Don’t forget the hidden costs either. AVD requires more IT expertise to manage, which might mean additional staffing or consultancy costs. Windows 365’s simplicity can reduce management overhead, potentially offsetting its higher per-user price. For a broader understanding of Azure pricing across services, see our guide on breaking down Microsoft Azure pricing.
Setup time and ease of deployment
AVD setup is a proper project requiring several weeks from planning to production. You’ll need to create resource groups, virtual networks, storage accounts, host pools, and workspaces, plus configure Entra ID and FSLogix profile containers. The learning curve is steep, and getting to grips with availability zones, network security groups, and Azure RBAC takes time. Once deployed though, Azure Monitor and Log Analytics provide excellent ongoing management tools. (If you’re comparing AVD to other enterprise VDI solutions, our comparison of AVD vs Citrix explores these management aspects in detail.)
Windows 365 setup is remarkably simple. Business edition users can be up and running in an hour; just buy licenses, assign them, and users receive login instructions. Even Enterprise edition, with its Intune integration and custom images, takes days rather than weeks. The trade-off is customisation. You’re locked into Microsoft’s approach, which might frustrate organisations needing specific networking or storage configurations for legacy applications.
Performance comparison
AVD performance is highly customisable. Control over infrastructure means you can upgrade storage for better IOPS, add GPU-enabled VMs for graphics workloads, or deploy across multiple regions for lower latency. Teams optimisation is impressive, offloading media processing locally for near-native call quality. Multi-session Windows 10/11 works well with proper sizing (typically 6-8 standard users per D4s_v5 VM) though performance depends on workload types.

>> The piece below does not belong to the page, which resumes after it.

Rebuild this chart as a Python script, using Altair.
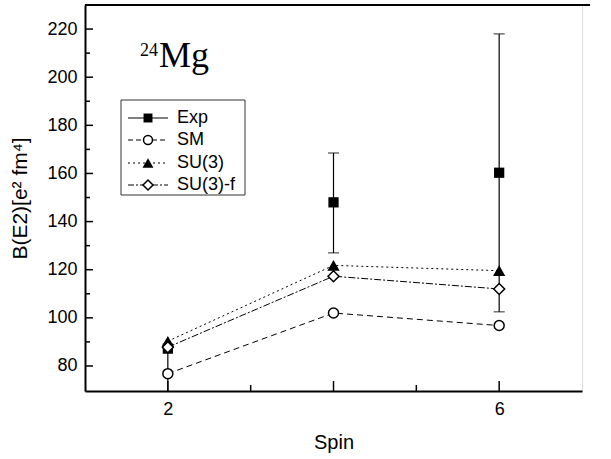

Windows 365 performance is consistent but inflexible. Each user gets dedicated resources based on their SKU, getting rid of those noisy neighbour issues. The experience is well-optimised for office workloads with quick boot times and smooth application performance. GPU options are available for Enterprise edition, though at premium prices. The limitation: performance upgrades mean moving to a more expensive SKU permanently (you can’t temporarily boost resources for peak periods).
For UK organisations, both platforms benefit from Azure’s UK South and UK West regions, keeping latency low. Performance is generally excellent with a decent internet connection (minimum 10 Mbps recommended).
Security and compliance
Both platforms inherit Microsoft’s enterprise-grade security foundation, but differ in control levels.
AVD security puts you in charge. Implement Zero Trust architectures, configure conditional access policies, and use Azure Private Link for enhanced security. Microsoft Defender for Cloud provides threat detection, while Azure Policy keeps things compliant. You can encrypt data with your own keys and architect environments to meet specific regulations. The downside is that this flexibility means you’re responsible for proper configuration: mistakes can create vulnerabilities.
Windows 365 security takes a managed approach. Microsoft handles infrastructure security, patching, and encryption. You still get conditional access and MFA through Entra ID, plus device compliance via Intune. For many organisations, this ‘built-in’ security is preferable, as Microsoft’s security team likely surpasses most internal IT departments. You sacrifice some customisation but gain peace of mind.
Both platforms support major compliance standards (ISO 27001, SOC 2, GDPR), making them suitable for regulated industries. AVD gives you control over implementation, while Windows 365 provides a standardised approach.
Scalability and flexibility
AVD scalability is essentially limitless. Scale from 100 to 10,000 users dynamically with auto-scaling that provisions and deprovisions session hosts based on demand. Create different host pools for different user groups, e.g. GPU-enabled VMs for developers, or multi-session hosts for call centre workers. RemoteApp publishing, load balancing options, and drain mode for maintenance give you complete control over how the platform scales and operates.
Windows 365 scalability is simpler but less dynamic. Adding or removing users is straightforward: just manage licenses. However, there’s no auto-scaling or resource flexibility. Each Cloud PC runs 24/7 regardless of usage, making it less economical for variable workloads. The recent Windows 365 Frontline edition allows shift workers to share Cloud PCs (not simultaneously), but it’s still not as granular as AVD’s options.
For stable, predictable user numbers, Windows 365’s simplicity works well. For variable workloads or complex requirements, AVD’s flexibility is unmatched.